I love writing at Starbucks. The drinks are a wonderful bonus, of course, but it's not just about the chai. It's about the focus.
At home, there are a million things clamoring for my attention. Okay, maybe not a million, but I can certainly find plenty of things to do when the writing isn't flowing. Even when I'm determined to focus on my writing, clutter and household chores send little jabs of guilt my way, distracting me from the task at hand, interfering with the writing and kicking the distractibility cycle into gear.
Going to Starbucks is like going to the office. There are rules. They're self-imposed, but when I physically leave the house in order to write, I feel obligated to follow them and just write. No Facebook or Words With Friends until the job is done. These things are "breaks," allowed only when I've reached a certain productivity point. Ditto emails, and as for phone calls, the hubbub around me rules out all but the most necessary: work-related and calls from home.

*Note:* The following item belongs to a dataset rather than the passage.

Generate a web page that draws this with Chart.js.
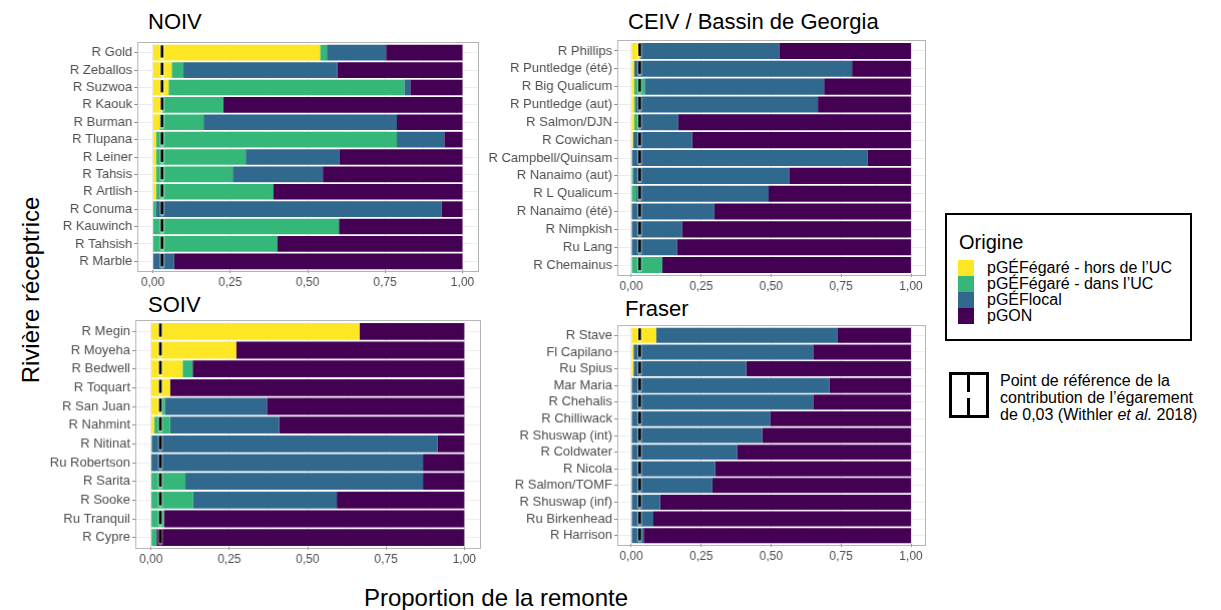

It's odd, actually, that someone who needs quiet to write at home can function in the constant undercurrent of noise that is the atmosphere at Starbucks, but since none of the noise is directed at me personally, I have learned to tune it out. And, if the lyrics to the music from the sound system begin to integrate themselves into my brain waves, I can always pull out my earbuds and change the tune, or simply block it out.
But mostly, the writing comes when I'm at Starbucks simply out of habit. I've been doing this long enough that I have almost a Pavlovian reaction. Order drink, sit down, open laptop and write. Repeat as necessary.
Now if you'll excuse me, I have an ebook to write.